Today I got an e-mail from somebody that asked a question that I get asked a lot of times in readings. I thought I could address this publically and give you my opinion on it.

Through doing readings I have had the honour of meeting some very intuitively gifted people. People, who think that making doing readings their 9-5, would be a dream come true for them!

This is the particular e-mail I received:

“It is my dream to work full time as an intuitive reader – what a great profession – to be able to inspire people all the time, to be spiritually connected, and also to be making a decent income from doing something that you love! I am new to all this stuff, but I am just so interested and I feel in my heart that I could do this. What advice could you give me in order to pursue this path? I feel held back by my job and that it stops me from doing something I really love to do. Should I leave my job and follow my dreams?”


This is a great question! And I think this is something that many people have struggled with or at least questioned at some point in their life – should you try your very hardest to pursue your biggest dreams for yourself, or should you settle for something more real and more safe?

In response to this question, do I think you should quit your job? No.

I don’t.

I really don’t.

Why? Because I don’t think you necessarily have to.

I think that following your dreams of being an intuitive reader is great, and I think it is a incredibly satisfying career to have, but I think there are ways to go about it that will make more sense to me.

Why do you feel you have to quit your job in order to begin your path as an intuitive reader? You don’t have to. Not yet anyway. I think it would make more sense to  keep your job, to keep your source of steady income as you make a transition in your life. During this transition period, I would advise that you practice your intuitive work.

When I first started out I did many free readings to family and friends. Even today I still do free readings (for both practice and keep the abundance and good karma flowing, yo!).

You want to keep practicing with friends and family, and even to strangers, until you feel very comfortable doing readings. Until you feel comfortable with the quality if your reading. And until you feel comfortable for charging for your service. And you also want to start building up your clientele.

All of this can be done while you remain in your other job.

It’s practice. It is your internship.

Gradually, you will notice that you intuitive business is making more money than any other businesses you are running, or work you are doing.
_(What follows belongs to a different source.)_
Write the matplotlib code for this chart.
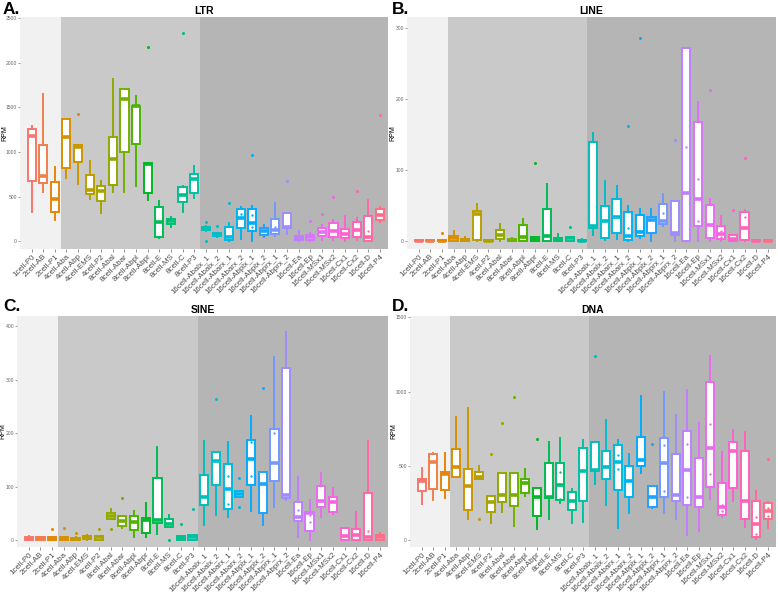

This is when it would make most sense to let your other work connections go and start doing your intuitive work full time.

So my advice to you would be to start now. If this is your dream, you can certainly do it – but you can do it in a way that makes financial and rational sense to you. You can start practicing, start developing your confidence in your own service and abilities. Give away many free readings, and then begin charging for your services at a rate that is comfortable for you. Generate a high demand for yourself by providing good quality readings and learn to trust your ability. If you don’t believe in your own accuracy and skills as an intuitive, it’s going to be a challenge to make anyone else do it too.

And when you’ve done all of this stuff, then is the time to leave your job and make the transition into your new practice.

 

Remember, changes don’t always have to be so dramatic. Changes to a new solid foundation of your life can be done step by step if you want to create something real and lasting.

Take the time. Do things once. Do things right. Amen to that!